--- START Dataset excerpt ---

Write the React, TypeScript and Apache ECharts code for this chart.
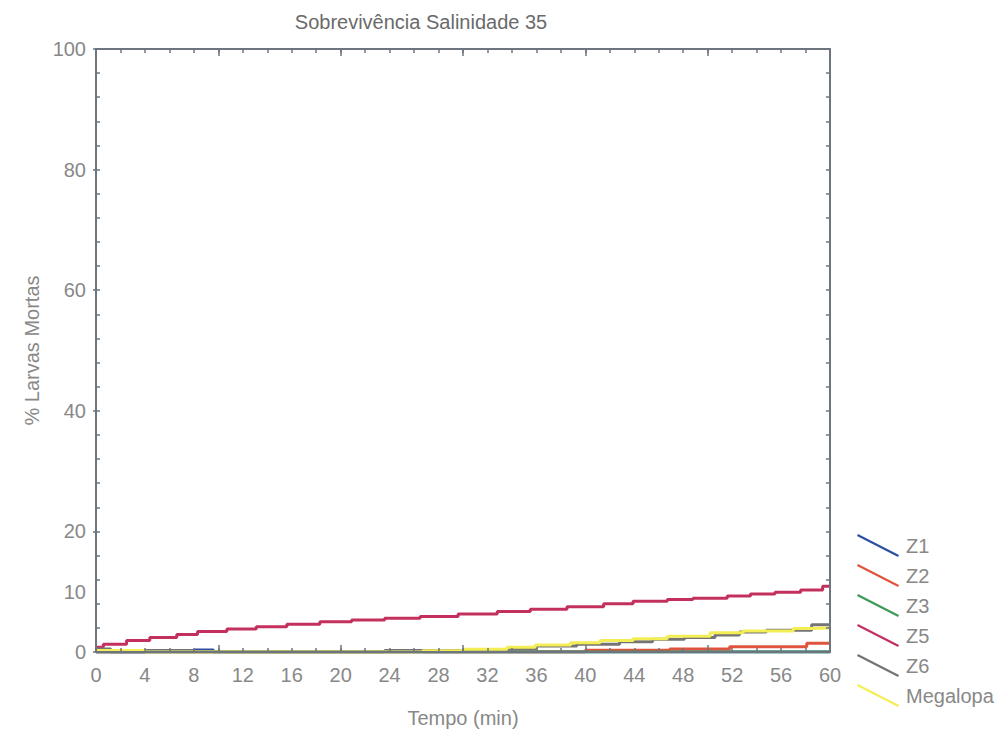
import React, { useEffect, useRef } from "react";
import * as echarts from "echarts";

const TITLE = "Sobrevivência Salinidade 35";
const X_NAME = "Tempo (min)";
const Y_NAME = "% Larvas Mortas";
const Y_LABELS = [0, 10, 20, 40, 60, 80, 100];
const SERIES_NAMES = ["Z1", "Z2", "Z3", "Z5", "Z6", "Megalopa"];
const COLORS = ["#2b4fa3", "#e0533c", "#3d9a55", "#c4305e", "#747474", "#f4ee55"];

// [time (min), % dead] step points
const Z1 = [[0, 0], [8.0, 0.35], [9.6, 0], [60, 0]];
const Z2 = [[0, 0], [40.0, 0.3], [46.9, 0.5], [51.8, 0.85], [58.1, 1.45], [60, 1.45]];
const Z3 = [[0, 0], [60, 0]];
const Z5 = [
  [0, 0.8], [0.6, 1.3], [2.5, 1.9], [4.4, 2.4], [6.6, 2.9], [8.3, 3.4], [10.7, 3.8],
  [13.1, 4.2], [15.6, 4.6], [18.3, 5.0], [20.9, 5.3], [23.6, 5.6], [26.5, 5.9],
  [29.6, 6.3], [32.8, 6.7], [35.5, 7.1], [38.5, 7.5], [41.5, 8.0], [43.9, 8.4],
  [46.7, 8.7], [48.8, 8.9], [51.6, 9.3], [53.5, 9.6], [55.5, 9.9], [57.6, 10.3],
  [59.4, 10.9], [60, 10.9],
];
const Z6 = [
  [0, 0.5], [1.2, 0], [4.0, 0.25], [8.0, 0], [23.6, 0.25], [29.7, 0.35], [33.7, 0.6],
  [36.0, 1.0], [39.3, 1.3], [42.8, 1.7], [45.5, 2.1], [48.1, 2.4], [50.6, 2.8],
  [52.6, 3.3], [54.8, 3.6], [58.5, 4.5], [60, 4.5],
];
const MEGALOPA = [
  [0, 0.25], [4.0, 0], [26.7, 0.2], [30.0, 0.45], [33.6, 0.8], [35.9, 1.15], [38.8, 1.55],
  [41.2, 1.9], [43.9, 2.2], [46.7, 2.6], [50.2, 3.2], [52.9, 3.5], [57.0, 3.9],
  [58.3, 4.0], [60, 4.0],
];
const SERIES_DATA = [Z1, Z2, Z3, Z5, Z6, MEGALOPA];

const AXIS_COLOR = "#6d767e";
const TEXT_COLOR = "#888888";
const FONT = "Liberation Sans, Arial, sans-serif";

export default function App() {
  const ref = useRef<HTMLDivElement>(null);
  useEffect(() => {
    if (!ref.current) return;
    const chart = echarts.init(ref.current, undefined, { renderer: "svg" });
    const baseX = {
      type: "value",
      min: 0,
      max: 60,
      splitLine: { show: false },
      axisLine: { show: false, onZero: false },
      axisLabel: { show: false },
      z: 5,
    };
    const baseY = {
      type: "value",
      min: 0,
      max: 100,
      splitLine: { show: false },
      axisLine: { show: false, onZero: false },
      axisLabel: { show: false },
      z: 5,
    };
    chart.setOption({
      animation: false,
      backgroundColor: "#ffffff",
      textStyle: { fontFamily: FONT },
      title: {
        text: TITLE,
        left: 416,
        textAlign: "center",
        top: 7,
        textStyle: { fontSize: 20, fontWeight: "normal", color: "#6a6a6a", fontFamily: FONT },
      },
      legend: {
        orient: "vertical",
        left: 852,
        top: 529,
        itemWidth: 42,
        itemHeight: 23,
        itemGap: 7,
        icon: "path://M1,0 L42,21 L41,23 L0,2 Z",
        data: SERIES_NAMES,
        textStyle: { fontSize: 20, color: TEXT_COLOR, fontFamily: FONT, padding: [0, 0, 0, 2] },
      },
      grid: { left: 96, top: 49, right: 178, bottom: 86, containLabel: false },
      xAxis: [
        {
          ...baseX,
          position: "bottom",
          interval: 2,
          axisLine: { show: true, onZero: false, lineStyle: { color: AXIS_COLOR, width: 2 } },
          axisTick: { show: true, inside: true, length: 4, lineStyle: { color: AXIS_COLOR, width: 1.5 } },
          axisLabel: {
            show: true,
            fontSize: 20,
            color: TEXT_COLOR,
            margin: 13,
            fontFamily: FONT,
            formatter: (v: number) => (v % 4 === 0 ? String(v) : ""),
          },
          name: X_NAME,
          nameLocation: "middle",
          nameGap: 56,
          nameTextStyle: { fontSize: 20, color: TEXT_COLOR, fontFamily: FONT },
        },
        {
          ...baseX,
          position: "bottom",
          interval: 10,
          axisTick: { show: true, inside: true, length: 7, lineStyle: { color: AXIS_COLOR, width: 1.5 } },
        },
        {
          ...baseX,
          position: "top",
          interval: 2,
          axisLine: { show: true, onZero: false, lineStyle: { color: AXIS_COLOR, width: 2 } },
          axisTick: { show: true, inside: true, length: 4, lineStyle: { color: AXIS_COLOR, width: 1.5 } },
        },
        {
          ...baseX,
          position: "top",
          interval: 10,
          axisTick: { show: true, inside: true, length: 7, lineStyle: { color: AXIS_COLOR, width: 1.5 } },
        },
      ],
      yAxis: [
        {
          ...baseY,
          position: "left",
          interval: 10,
          axisLine: { show: true, onZero: false, lineStyle: { color: AXIS_COLOR, width: 2 } },
          axisTick: { show: false },
          axisLabel: {
            show: true,
            fontSize: 20,
            color: TEXT_COLOR,
            margin: 10,
            fontFamily: FONT,
            formatter: (v: number) => (Y_LABELS.includes(v) ? String(v) : ""),
          },
          name: Y_NAME,
          nameLocation: "middle",
          nameGap: 54,
          nameTextStyle: { fontSize: 20, color: TEXT_COLOR, fontFamily: FONT },
        },
        {
          ...baseY,
          position: "left",
          interval: 4,
          axisTick: { show: true, inside: true, length: 4, lineStyle: { color: AXIS_COLOR, width: 1.5 } },
        },
        {
          ...baseY,
          position: "left",
          interval: 20,
          axisTick: { show: true, inside: false, length: 3, lineStyle: { color: AXIS_COLOR, width: 1.5 } },
        },
        {
          ...baseY,
          position: "right",
          interval: 4,
          axisLine: { show: true, onZero: false, lineStyle: { color: AXIS_COLOR, width: 2 } },
          axisTick: { show: true, inside: true, length: 4, lineStyle: { color: AXIS_COLOR, width: 1.5 } },
        },
      ],
      series: SERIES_NAMES.map((name, i) => ({
        name,
        type: "line",
        step: "end",
        xAxisIndex: 0,
        yAxisIndex: 0,
        data: SERIES_DATA[i],
        showSymbol: false,
        symbol: "none",
        color: COLORS[i],
        lineStyle: { color: COLORS[i], width: 3 },
        z: 2,
      })),
    });
    return () => chart.dispose();
  }, []);
  return (
    <div
      ref={ref}
      style={{ position: "fixed", left: 0, top: 0, width: 1008, height: 738, background: "#fff" }}
    />
  );
}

--- END Dataset excerpt ---

**Goal**
Note how many lines of the material contain the string "React". Then report that number by itself.

**Task response**
2